We are still near the beginning of an era when a publisher might hope to tempt non-expert readers with even the most dramatic story about design. A generation ago, a layperson could not be expected to name a single typeface; suddenly, a flawed redesign of an orange-juice carton can spark a consumer revolt. In Helvetica and the New York City Subway System, Paul Shaw ’80GSAS — a lettering artist and design historian — has a story to tell that is more obscure than most: he wants to dispel the misconception that the iconic mid-century Swiss-modern typeface Helvetica created the subway’s distinct graphic look. In fact, Helvetica was a Johnny-come-lately replacement for a lesser-known cousin, Standard, which prevailed between the late 1960s and 1980s. 

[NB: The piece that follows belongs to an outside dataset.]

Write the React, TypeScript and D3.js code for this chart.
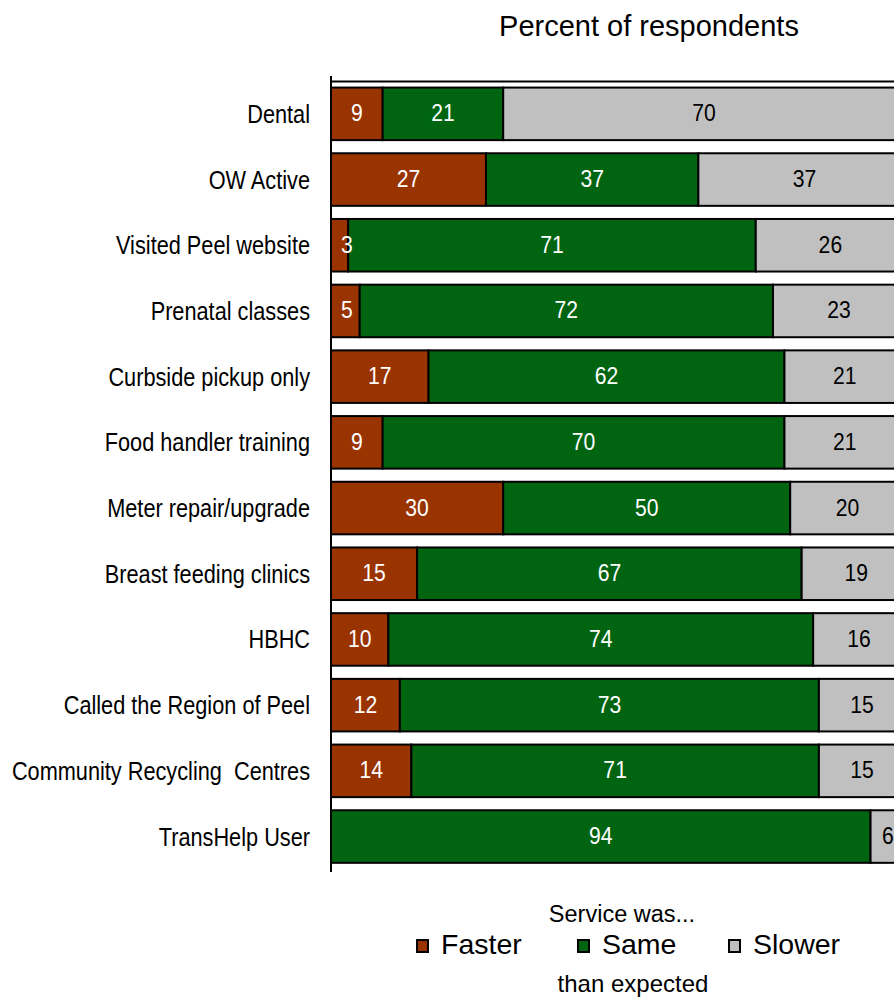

Thankfully, this esoteric inquiry leads Shaw to a development of broader importance: the transit authority’s 1960s effort to modernize its aging labyrinth. Originally built as three competing rail companies between 1904 and 1940, the New York City subway remained so fragmented, as historian Clifton Hood ’86GSAS explains in the book’s foreword, that one company’s trains did not fit in another’s tunnels. The Chrystie Street Connection was to finally link disparate lines underground. But making them navigable would mean taking a new approach to signs. On the advice of a Museum of Modern Art curator, the transit authority hired the design firm Unimark, which spent weeks tracing commuters’ steps. In the end, Unimark recommended simple, clear signs that replaced route descriptions with colored icons. The new system’s clumsy debut can be blamed on the transit authority’s sign shop, which initially lacked the conviction to carry out Unimark’s vision. It was a culture clash that, as Shaw writes, “reflected fundamentally different expectations between craftsmen and designers.”

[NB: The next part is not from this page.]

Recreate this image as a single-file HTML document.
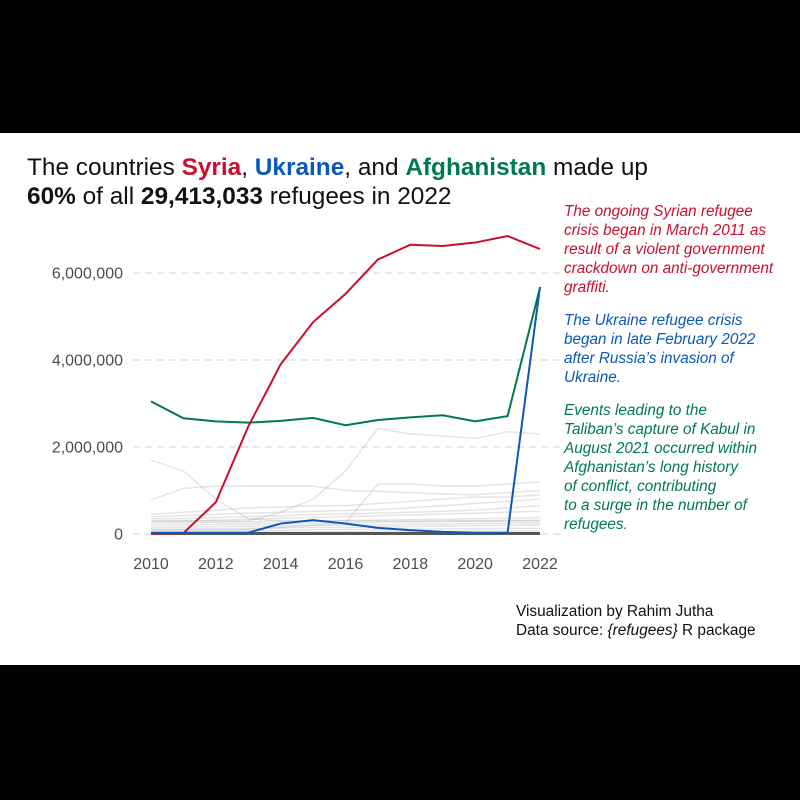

Type enthusiasts are obsessive by nature, ruled by grids and fine measurements. While Shaw painstakingly catalogs the evolution of the transit authority’s graphic-standards manual and canvasses the world’s transit design schemes of the 1960s, the reader can happily float above the text and enjoy photographs of early-century mosaic signs, bygone graffiti-strewn interiors of subway cars and stations, and archival maps and documents. The book does not dwell on the signs’ beauty, but this is an essential, implicit theme. It is an everyday beauty, the kind that catches you for a moment before you go on your way.